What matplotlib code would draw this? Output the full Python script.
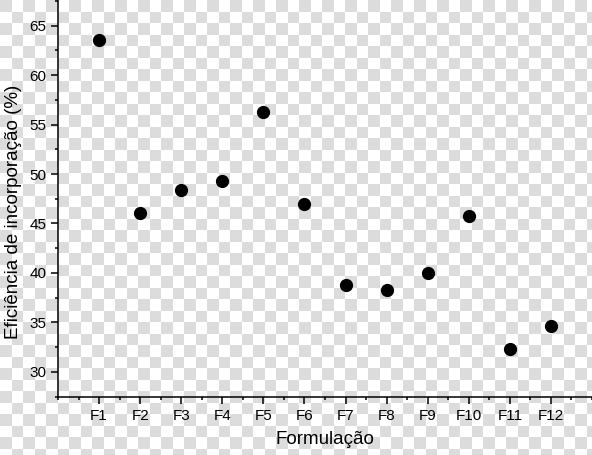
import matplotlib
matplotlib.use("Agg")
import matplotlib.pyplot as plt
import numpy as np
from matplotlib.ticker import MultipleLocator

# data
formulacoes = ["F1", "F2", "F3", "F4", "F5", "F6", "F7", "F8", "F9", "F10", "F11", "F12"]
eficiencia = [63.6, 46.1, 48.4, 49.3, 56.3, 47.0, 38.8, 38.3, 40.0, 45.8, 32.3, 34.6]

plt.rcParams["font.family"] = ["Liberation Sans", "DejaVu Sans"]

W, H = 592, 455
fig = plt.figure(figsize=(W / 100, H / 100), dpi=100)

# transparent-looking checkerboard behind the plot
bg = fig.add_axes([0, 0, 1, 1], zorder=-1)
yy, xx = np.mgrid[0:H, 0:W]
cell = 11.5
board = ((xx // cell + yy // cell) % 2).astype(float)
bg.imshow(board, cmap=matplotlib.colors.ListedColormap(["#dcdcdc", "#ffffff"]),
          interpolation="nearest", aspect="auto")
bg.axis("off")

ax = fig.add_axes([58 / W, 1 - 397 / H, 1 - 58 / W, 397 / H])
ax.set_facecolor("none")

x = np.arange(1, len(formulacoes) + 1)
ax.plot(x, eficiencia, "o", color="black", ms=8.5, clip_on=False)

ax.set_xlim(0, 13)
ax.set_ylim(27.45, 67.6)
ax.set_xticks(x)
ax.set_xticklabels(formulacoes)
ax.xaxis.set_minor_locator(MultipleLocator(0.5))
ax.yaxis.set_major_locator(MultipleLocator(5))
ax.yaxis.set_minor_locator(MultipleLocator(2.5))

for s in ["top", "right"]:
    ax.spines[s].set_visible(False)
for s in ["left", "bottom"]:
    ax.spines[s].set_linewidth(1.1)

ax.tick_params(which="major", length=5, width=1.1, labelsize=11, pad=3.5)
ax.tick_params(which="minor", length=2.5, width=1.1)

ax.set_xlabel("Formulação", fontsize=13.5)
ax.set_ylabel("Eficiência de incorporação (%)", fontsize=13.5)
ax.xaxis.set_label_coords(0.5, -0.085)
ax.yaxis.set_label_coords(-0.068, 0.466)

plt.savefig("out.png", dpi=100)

• _DIRECTIVE_:
Each line from the top of the material through the line containing "ax.yaxis.set_minor_locator(MultipleLocator(2.5))" should be reproduced exactly; please drop any images.

• _ANSWER TO THE PROBLEM_:
What matplotlib code would draw this? Output the full Python script.
import matplotlib
matplotlib.use("Agg")
import matplotlib.pyplot as plt
import numpy as np
from matplotlib.ticker import MultipleLocator

# data
formulacoes = ["F1", "F2", "F3", "F4", "F5", "F6", "F7", "F8", "F9", "F10", "F11", "F12"]
eficiencia = [63.6, 46.1, 48.4, 49.3, 56.3, 47.0, 38.8, 38.3, 40.0, 45.8, 32.3, 34.6]

plt.rcParams["font.family"] = ["Liberation Sans", "DejaVu Sans"]

W, H = 592, 455
fig = plt.figure(figsize=(W / 100, H / 100), dpi=100)

# transparent-looking checkerboard behind the plot
bg = fig.add_axes([0, 0, 1, 1], zorder=-1)
yy, xx = np.mgrid[0:H, 0:W]
cell = 11.5
board = ((xx // cell + yy // cell) % 2).astype(float)
bg.imshow(board, cmap=matplotlib.colors.ListedColormap(["#dcdcdc", "#ffffff"]),
          interpolation="nearest", aspect="auto")
bg.axis("off")

ax = fig.add_axes([58 / W, 1 - 397 / H, 1 - 58 / W, 397 / H])
ax.set_facecolor("none")

x = np.arange(1, len(formulacoes) + 1)
ax.plot(x, eficiencia, "o", color="black", ms=8.5, clip_on=False)

ax.set_xlim(0, 13)
ax.set_ylim(27.45, 67.6)
ax.set_xticks(x)
ax.set_xticklabels(formulacoes)
ax.xaxis.set_minor_locator(MultipleLocator(0.5))
ax.yaxis.set_major_locator(MultipleLocator(5))
ax.yaxis.set_minor_locator(MultipleLocator(2.5))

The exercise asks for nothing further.